Dataset content
---------------

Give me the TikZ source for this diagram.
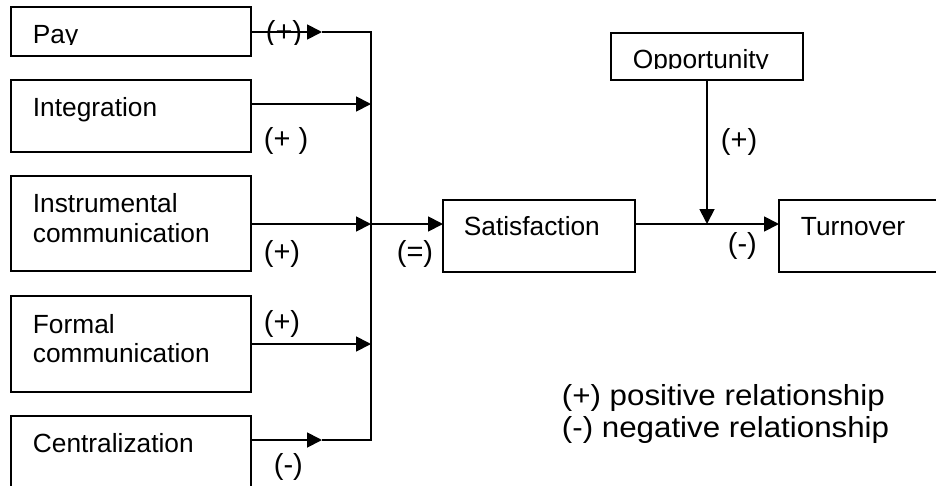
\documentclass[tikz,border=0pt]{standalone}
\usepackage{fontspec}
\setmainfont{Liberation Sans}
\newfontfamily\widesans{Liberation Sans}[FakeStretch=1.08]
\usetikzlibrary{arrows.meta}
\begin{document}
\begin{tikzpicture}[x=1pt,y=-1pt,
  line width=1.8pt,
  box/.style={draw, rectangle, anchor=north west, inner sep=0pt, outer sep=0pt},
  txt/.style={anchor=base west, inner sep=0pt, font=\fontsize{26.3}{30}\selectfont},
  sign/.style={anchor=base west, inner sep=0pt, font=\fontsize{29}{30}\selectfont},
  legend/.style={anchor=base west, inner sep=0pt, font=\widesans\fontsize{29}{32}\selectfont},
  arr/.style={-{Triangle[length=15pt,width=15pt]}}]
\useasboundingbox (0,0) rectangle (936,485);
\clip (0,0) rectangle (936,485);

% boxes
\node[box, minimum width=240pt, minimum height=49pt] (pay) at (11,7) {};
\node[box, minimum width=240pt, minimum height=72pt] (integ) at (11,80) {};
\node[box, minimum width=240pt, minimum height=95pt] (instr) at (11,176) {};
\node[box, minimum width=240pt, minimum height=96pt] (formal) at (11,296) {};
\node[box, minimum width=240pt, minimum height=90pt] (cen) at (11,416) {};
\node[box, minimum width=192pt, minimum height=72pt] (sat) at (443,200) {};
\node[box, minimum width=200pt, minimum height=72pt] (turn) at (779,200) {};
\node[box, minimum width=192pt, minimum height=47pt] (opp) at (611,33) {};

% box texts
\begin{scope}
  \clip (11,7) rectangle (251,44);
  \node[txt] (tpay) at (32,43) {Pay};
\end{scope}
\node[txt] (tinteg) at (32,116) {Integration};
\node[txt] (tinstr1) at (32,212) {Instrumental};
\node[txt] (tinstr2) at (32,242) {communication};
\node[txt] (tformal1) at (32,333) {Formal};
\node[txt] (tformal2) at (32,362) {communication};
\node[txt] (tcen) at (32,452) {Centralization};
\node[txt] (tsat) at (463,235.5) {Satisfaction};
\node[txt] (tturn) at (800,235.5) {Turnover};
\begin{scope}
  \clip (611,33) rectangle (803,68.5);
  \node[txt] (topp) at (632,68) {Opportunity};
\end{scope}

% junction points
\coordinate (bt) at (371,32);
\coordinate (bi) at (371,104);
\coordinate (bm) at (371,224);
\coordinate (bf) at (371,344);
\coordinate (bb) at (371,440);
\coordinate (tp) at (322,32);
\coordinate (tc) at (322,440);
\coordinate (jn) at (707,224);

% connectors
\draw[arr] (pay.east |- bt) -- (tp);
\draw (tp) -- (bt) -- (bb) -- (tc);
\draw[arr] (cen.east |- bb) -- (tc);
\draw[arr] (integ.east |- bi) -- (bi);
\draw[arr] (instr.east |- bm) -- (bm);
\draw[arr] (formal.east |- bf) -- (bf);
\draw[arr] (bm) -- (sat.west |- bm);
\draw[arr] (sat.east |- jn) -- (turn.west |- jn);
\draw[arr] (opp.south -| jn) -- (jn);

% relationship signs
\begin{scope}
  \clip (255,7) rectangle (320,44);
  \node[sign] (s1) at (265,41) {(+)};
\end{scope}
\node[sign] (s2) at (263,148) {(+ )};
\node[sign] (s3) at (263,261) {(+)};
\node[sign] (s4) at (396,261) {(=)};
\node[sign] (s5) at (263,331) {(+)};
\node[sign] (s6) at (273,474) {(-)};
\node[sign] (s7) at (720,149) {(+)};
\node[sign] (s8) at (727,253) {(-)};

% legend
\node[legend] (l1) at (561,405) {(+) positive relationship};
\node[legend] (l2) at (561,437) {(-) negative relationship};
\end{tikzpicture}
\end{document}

---------------

The material above holds pictures; copy everything else in it exactly.

Give me the TikZ source for this diagram.
\documentclass[tikz,border=0pt]{standalone}
\usepackage{fontspec}
\setmainfont{Liberation Sans}
\newfontfamily\widesans{Liberation Sans}[FakeStretch=1.08]
\usetikzlibrary{arrows.meta}
\begin{document}
\begin{tikzpicture}[x=1pt,y=-1pt,
  line width=1.8pt,
  box/.style={draw, rectangle, anchor=north west, inner sep=0pt, outer sep=0pt},
  txt/.style={anchor=base west, inner sep=0pt, font=\fontsize{26.3}{30}\selectfont},
  sign/.style={anchor=base west, inner sep=0pt, font=\fontsize{29}{30}\selectfont},
  legend/.style={anchor=base west, inner sep=0pt, font=\widesans\fontsize{29}{32}\selectfont},
  arr/.style={-{Triangle[length=15pt,width=15pt]}}]
\useasboundingbox (0,0) rectangle (936,485);
\clip (0,0) rectangle (936,485);

% boxes
\node[box, minimum width=240pt, minimum height=49pt] (pay) at (11,7) {};
\node[box, minimum width=240pt, minimum height=72pt] (integ) at (11,80) {};
\node[box, minimum width=240pt, minimum height=95pt] (instr) at (11,176) {};
\node[box, minimum width=240pt, minimum height=96pt] (formal) at (11,296) {};
\node[box, minimum width=240pt, minimum height=90pt] (cen) at (11,416) {};
\node[box, minimum width=192pt, minimum height=72pt] (sat) at (443,200) {};
\node[box, minimum width=200pt, minimum height=72pt] (turn) at (779,200) {};
\node[box, minimum width=192pt, minimum height=47pt] (opp) at (611,33) {};

% box texts
\begin{scope}
  \clip (11,7) rectangle (251,44);
  \node[txt] (tpay) at (32,43) {Pay};
\end{scope}
\node[txt] (tinteg) at (32,116) {Integration};
\node[txt] (tinstr1) at (32,212) {Instrumental};
\node[txt] (tinstr2) at (32,242) {communication};
\node[txt] (tformal1) at (32,333) {Formal};
\node[txt] (tformal2) at (32,362) {communication};
\node[txt] (tcen) at (32,452) {Centralization};
\node[txt] (tsat) at (463,235.5) {Satisfaction};
\node[txt] (tturn) at (800,235.5) {Turnover};
\begin{scope}
  \clip (611,33) rectangle (803,68.5);
  \node[txt] (topp) at (632,68) {Opportunity};
\end{scope}

% junction points
\coordinate (bt) at (371,32);
\coordinate (bi) at (371,104);
\coordinate (bm) at (371,224);
\coordinate (bf) at (371,344);
\coordinate (bb) at (371,440);
\coordinate (tp) at (322,32);
\coordinate (tc) at (322,440);
\coordinate (jn) at (707,224);

% connectors
\draw[arr] (pay.east |- bt) -- (tp);
\draw (tp) -- (bt) -- (bb) -- (tc);
\draw[arr] (cen.east |- bb) -- (tc);
\draw[arr] (integ.east |- bi) -- (bi);
\draw[arr] (instr.east |- bm) -- (bm);
\draw[arr] (formal.east |- bf) -- (bf);
\draw[arr] (bm) -- (sat.west |- bm);
\draw[arr] (sat.east |- jn) -- (turn.west |- jn);
\draw[arr] (opp.south -| jn) -- (jn);

% relationship signs
\begin{scope}
  \clip (255,7) rectangle (320,44);
  \node[sign] (s1) at (265,41) {(+)};
\end{scope}
\node[sign] (s2) at (263,148) {(+ )};
\node[sign] (s3) at (263,261) {(+)};
\node[sign] (s4) at (396,261) {(=)};
\node[sign] (s5) at (263,331) {(+)};
\node[sign] (s6) at (273,474) {(-)};
\node[sign] (s7) at (720,149) {(+)};
\node[sign] (s8) at (727,253) {(-)};

% legend
\node[legend] (l1) at (561,405) {(+) positive relationship};
\node[legend] (l2) at (561,437) {(-) negative relationship};
\end{tikzpicture}
\end{document}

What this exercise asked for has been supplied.